### Collected data
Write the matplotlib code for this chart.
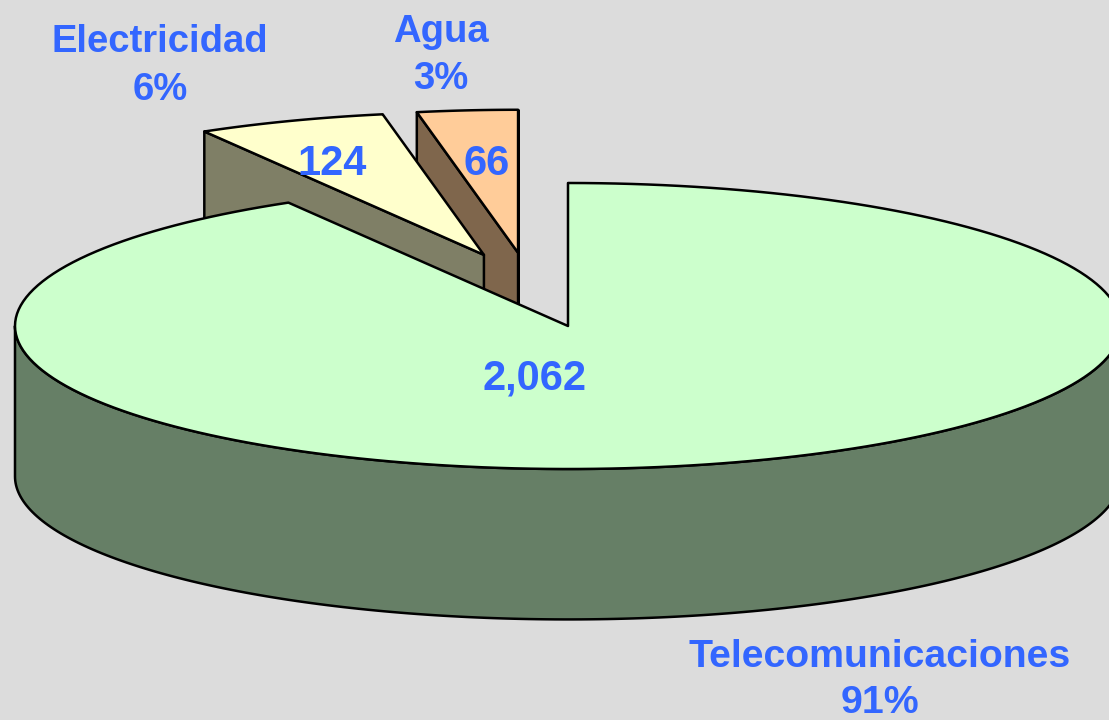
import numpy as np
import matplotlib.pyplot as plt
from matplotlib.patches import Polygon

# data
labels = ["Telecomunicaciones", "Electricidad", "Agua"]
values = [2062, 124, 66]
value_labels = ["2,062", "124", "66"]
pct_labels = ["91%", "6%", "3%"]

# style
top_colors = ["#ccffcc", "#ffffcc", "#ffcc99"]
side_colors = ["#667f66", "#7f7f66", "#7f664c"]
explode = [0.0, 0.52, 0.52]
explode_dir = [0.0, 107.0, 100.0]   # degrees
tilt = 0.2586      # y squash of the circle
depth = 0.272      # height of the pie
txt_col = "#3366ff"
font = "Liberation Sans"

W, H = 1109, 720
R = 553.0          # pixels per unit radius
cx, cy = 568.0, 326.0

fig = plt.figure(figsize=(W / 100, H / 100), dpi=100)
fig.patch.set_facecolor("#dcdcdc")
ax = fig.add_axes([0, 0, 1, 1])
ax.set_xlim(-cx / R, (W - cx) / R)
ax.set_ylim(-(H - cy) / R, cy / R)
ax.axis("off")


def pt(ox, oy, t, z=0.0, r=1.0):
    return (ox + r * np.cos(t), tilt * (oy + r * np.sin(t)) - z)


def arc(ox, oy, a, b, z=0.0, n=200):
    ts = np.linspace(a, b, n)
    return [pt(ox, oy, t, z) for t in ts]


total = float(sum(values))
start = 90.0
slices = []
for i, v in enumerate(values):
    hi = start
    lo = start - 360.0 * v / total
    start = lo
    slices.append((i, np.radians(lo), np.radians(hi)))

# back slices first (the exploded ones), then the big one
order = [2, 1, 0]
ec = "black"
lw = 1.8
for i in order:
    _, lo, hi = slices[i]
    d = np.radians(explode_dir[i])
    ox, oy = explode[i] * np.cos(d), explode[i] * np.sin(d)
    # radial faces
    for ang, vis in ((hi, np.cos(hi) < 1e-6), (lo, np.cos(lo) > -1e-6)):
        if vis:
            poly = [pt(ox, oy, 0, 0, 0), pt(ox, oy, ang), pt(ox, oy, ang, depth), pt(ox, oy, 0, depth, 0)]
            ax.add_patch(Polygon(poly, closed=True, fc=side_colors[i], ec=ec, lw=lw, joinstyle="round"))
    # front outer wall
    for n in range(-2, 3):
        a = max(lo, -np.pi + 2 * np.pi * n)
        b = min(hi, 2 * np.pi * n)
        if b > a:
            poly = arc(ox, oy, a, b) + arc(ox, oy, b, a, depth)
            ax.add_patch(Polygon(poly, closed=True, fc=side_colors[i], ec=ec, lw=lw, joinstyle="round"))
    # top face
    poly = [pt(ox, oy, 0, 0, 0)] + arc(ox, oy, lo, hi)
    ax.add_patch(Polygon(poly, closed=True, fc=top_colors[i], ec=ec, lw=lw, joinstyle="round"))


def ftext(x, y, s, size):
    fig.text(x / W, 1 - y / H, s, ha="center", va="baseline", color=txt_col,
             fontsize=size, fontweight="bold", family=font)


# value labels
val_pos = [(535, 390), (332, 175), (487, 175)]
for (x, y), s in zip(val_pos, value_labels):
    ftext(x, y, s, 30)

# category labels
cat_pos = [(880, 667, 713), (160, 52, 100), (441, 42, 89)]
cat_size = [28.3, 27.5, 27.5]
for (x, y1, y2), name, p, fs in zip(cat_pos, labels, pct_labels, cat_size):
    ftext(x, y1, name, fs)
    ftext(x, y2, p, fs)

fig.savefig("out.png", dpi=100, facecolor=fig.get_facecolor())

### Stated task
Copy out every line of the material above exactly, skipping the pictures.

### Full answer
Write the matplotlib code for this chart.
import numpy as np
import matplotlib.pyplot as plt
from matplotlib.patches import Polygon

# data
labels = ["Telecomunicaciones", "Electricidad", "Agua"]
values = [2062, 124, 66]
value_labels = ["2,062", "124", "66"]
pct_labels = ["91%", "6%", "3%"]

# style
top_colors = ["#ccffcc", "#ffffcc", "#ffcc99"]
side_colors = ["#667f66", "#7f7f66", "#7f664c"]
explode = [0.0, 0.52, 0.52]
explode_dir = [0.0, 107.0, 100.0]   # degrees
tilt = 0.2586      # y squash of the circle
depth = 0.272      # height of the pie
txt_col = "#3366ff"
font = "Liberation Sans"

W, H = 1109, 720
R = 553.0          # pixels per unit radius
cx, cy = 568.0, 326.0

fig = plt.figure(figsize=(W / 100, H / 100), dpi=100)
fig.patch.set_facecolor("#dcdcdc")
ax = fig.add_axes([0, 0, 1, 1])
ax.set_xlim(-cx / R, (W - cx) / R)
ax.set_ylim(-(H - cy) / R, cy / R)
ax.axis("off")


def pt(ox, oy, t, z=0.0, r=1.0):
    return (ox + r * np.cos(t), tilt * (oy + r * np.sin(t)) - z)


def arc(ox, oy, a, b, z=0.0, n=200):
    ts = np.linspace(a, b, n)
    return [pt(ox, oy, t, z) for t in ts]


total = float(sum(values))
start = 90.0
slices = []
for i, v in enumerate(values):
    hi = start
    lo = start - 360.0 * v / total
    start = lo
    slices.append((i, np.radians(lo), np.radians(hi)))

# back slices first (the exploded ones), then the big one
order = [2, 1, 0]
ec = "black"
lw = 1.8
for i in order:
    _, lo, hi = slices[i]
    d = np.radians(explode_dir[i])
    ox, oy = explode[i] * np.cos(d), explode[i] * np.sin(d)
    # radial faces
    for ang, vis in ((hi, np.cos(hi) < 1e-6), (lo, np.cos(lo) > -1e-6)):
        if vis:
            poly = [pt(ox, oy, 0, 0, 0), pt(ox, oy, ang), pt(ox, oy, ang, depth), pt(ox, oy, 0, depth, 0)]
            ax.add_patch(Polygon(poly, closed=True, fc=side_colors[i], ec=ec, lw=lw, joinstyle="round"))
    # front outer wall
    for n in range(-2, 3):
        a = max(lo, -np.pi + 2 * np.pi * n)
        b = min(hi, 2 * np.pi * n)
        if b > a:
            poly = arc(ox, oy, a, b) + arc(ox, oy, b, a, depth)
            ax.add_patch(Polygon(poly, closed=True, fc=side_colors[i], ec=ec, lw=lw, joinstyle="round"))
    # top face
    poly = [pt(ox, oy, 0, 0, 0)] + arc(ox, oy, lo, hi)
    ax.add_patch(Polygon(poly, closed=True, fc=top_colors[i], ec=ec, lw=lw, joinstyle="round"))


def ftext(x, y, s, size):
    fig.text(x / W, 1 - y / H, s, ha="center", va="baseline", color=txt_col,
             fontsize=size, fontweight="bold", family=font)


# value labels
val_pos = [(535, 390), (332, 175), (487, 175)]
for (x, y), s in zip(val_pos, value_labels):
    ftext(x, y, s, 30)

# category labels
cat_pos = [(880, 667, 713), (160, 52, 100), (441, 42, 89)]
cat_size = [28.3, 27.5, 27.5]
for (x, y1, y2), name, p, fs in zip(cat_pos, labels, pct_labels, cat_size):
    ftext(x, y1, name, fs)
    ftext(x, y2, p, fs)

fig.savefig("out.png", dpi=100, facecolor=fig.get_facecolor())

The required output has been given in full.